I agree with all of the aformentioned titles. The Stage Rigging Handbook by Jay O. Glerum is another good one.

~Dave


----------



## mnfreelancer (Jan 27, 2009)

I've been trying to find a used copy of "Entertainment Rigging" or "Arena Rigging" (same book different editions) that doesn't cost me an arm and a leg...is this book worth the cost? Any experiences with it?


----------



## Chris Chapman (Jan 28, 2009)

A great book that I recently latched onto is Designing Disney by John Hench. It details a lot of the design principals that Disney Imagineering has used over the past 4 decades.
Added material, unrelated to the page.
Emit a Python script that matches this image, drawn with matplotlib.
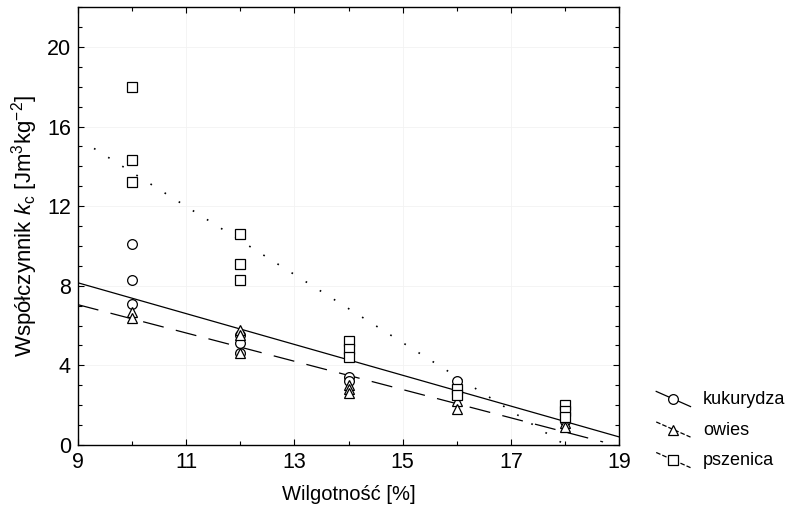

The section on color, color palettes and the selection of color is the best discussion of color for scenic purposes I have seen in any book.

The Hardcover is out of print, but the paperback edition is either out now or about to be released.


----------



## WestlakeTech (Jan 28, 2009)

seanandkate said:


> *I'd add "Theatrical Design and Production" by Gillette*, and second the Parker/Smith/Wolf "Scene Design and Stage Lighting." As reference, I go to "The Backstage Handbook" as well, and I would also add the Yamaha "Sound Reinforcement Handbook." A current photometrics handbook is also handy (I've got "The Photometrics Handbook" by Robert C. Mumm, but it's getting a little dated . . . )



We just got a set of those at school. It's really informative, but a bit dull. Still, tells you what you need to know...


----------